A senior lecturer and Research Fellow of the Kumasi Technical University’s (KTU) Institute of Research, Innovation and Development (IRID), Dr Smart Sarpong, has advised the Minister of Agriculture to stop piling up agricultural modules and consolidate the existing ones.

Dr Sarpong was commenting on Adom FM’s Burning Issues on Wednesday, November 13, 2019, on the 2020 Budget Statement and Financial Policy of the government presented by Finance Minister, Ken Ofori-Atta. 

His comments come on the back of the Finance Minister’s failure to state any increment in food production during the budget presentation.

“The gains made this year are mostly from the Service sector even though we’ve been preaching agriculture over the years and it does not auger well for us as an agrarian economy,” he said.

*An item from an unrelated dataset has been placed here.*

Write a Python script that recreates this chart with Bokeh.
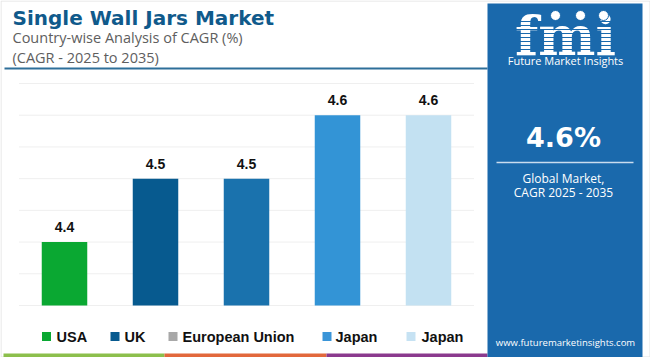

During the 2020 budget presentation, the Finance Minister indicated some meaningful progress in the agric sector resulting from the initiatives the government has adopted since it came to power in 2016.

 “Over the last three years, significant progress has been made in the agricultural modernisation programme. We are delivering this agenda through our key flagship initiative: Planting for Food and Jobs (PFJ) under the following modules; Food Crop Production; Planting for Export and Rural Development (PERD); Rearing for Food and Jobs (RFJ); Greenhouse Technology Development as well as Mechanization for Food and Jobs,” Ken Ofori-Atta told Parliament.

He also stated “the interventions also created significant jobs along the commodity value chain. A total of 746,601 and 794,944 jobs were created in 2017 and 2018 respectively. About 94 per cent of these jobs are linked to farm level employment, 4 per cent to value addition and postharvest service provision and the remaining 2 per cent to extension delivery and ICT”.

But the KTU IRID researcher said the bumper harvest from the sector over the last two years, which has saved the nation some funds from importation, could be lost due to the over-concentration on the modules.

 “We didn’t import maize the last two years yet we may be importing in the third year because much attention has been given to the numerous modules in the sector instead of concentrating on increasing productivity,” he said.

Dr Sarpong also cast doubt over whether the government would be able to attain its 2020 revenue target of GHS67.1 billion because the Minister did not give any new ideas to increase revenue mobilization through taxes.

Meanwhile, he urged the House to take advantage of the Right to Information Law which will be operational in 2020 to “verify the figures in the budget statement” to settle any future “cooked figures” allegations as claimed by the Minority, National Democratic Congress (NDC) a few days ago.

Dr Sarpong, however, explained why he thinks figures from credible sources across the country are sometimes challenged especially by politicians, noting that it is an indictment on the nation.

“The politicians are doubting the figures not because they don’t believe in it but because they know there are some first-time voters who may fall for that to vote for them,” he said.